Applications

Porting your existing Torch applications to MALT-2 is very easy. In this section, we describe existing Torch apps that we've ported to run on MALT-2. We also describe how to port your existing code to MALT-2 to run over multiple GPUs.

Existing Torch apps ported to MALT-2

Linear regression using Torch (lr.malt)
Imagenet over GPUs with Torch (fb.resnet.torch)
Action Recognition (art) (coming soon)
OpenNMT (coming soon)

Parallelizing your existing Torch app

This section describes how to parallelize your existing app to support MALT-2. MALT-2 torch package overloads the optim package. It provides functions for distributed optimization as well as additional helper functions to split/permute data correctly on each replica.

Install MALT-2

Install MALT-2 for Torch/MiLDE as described here

Include the distoptim package

Simple add the dstoptim package in your training file.

require 'dstoptim'

Use the distributed SGD training procedure when calling optim. E.g. replace ‘sgd’ or ‘adam’ with ‘dstsgd’ in your code as:

optim.dstsgd (optimeval, w, optimparams)

No other changes are required to communicate or average the parameters. The optimizer in dstsgd takes care of communicating and averaging the parallel models. However, one may require to permute/split the data on each machine differently to ensure that each replica is not processing the same inputs.
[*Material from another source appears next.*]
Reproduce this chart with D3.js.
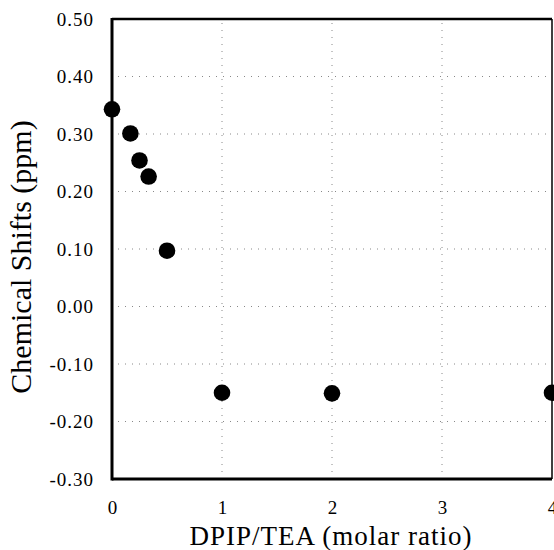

Controlling other distributed SGD options

Other options to modify SGD and malt-2 behavior can be controlled by passing options (similar to passing options to the optimizer). As an example, one may add the following lines to their code:

optimparams.cuda = true
optimparams.transport = 'gpu'

where optimparams is the optimization parameters passed using the optim api. The other possible options for parameters with default values first are below:

optimparams.cuda      = true | false
optimparams.transport = 'gpu' | 'mpi' 
optimparams.debug     = false | true
optimparams.cb_size   =    5  | any number greater than 0

Permute/Split the input data

In order to make sure each parallel replica processes random split, MALT-2 provides function to accomplish this in your existing code. E.g. Instead of using torch.randperm (tensor) use optim.randperm(tensor). This function has the same semantics as torch.randperm() but uses different manual seed on each replicas to ensure that each replica do not do the same work.

Additionally, MALT-2 also provides optim.nProc() that returns the number of concurrent replicas. This is useful to split the data across replicas. See the fb.resnet.lua for examples of how this is accomplished (see train.lua).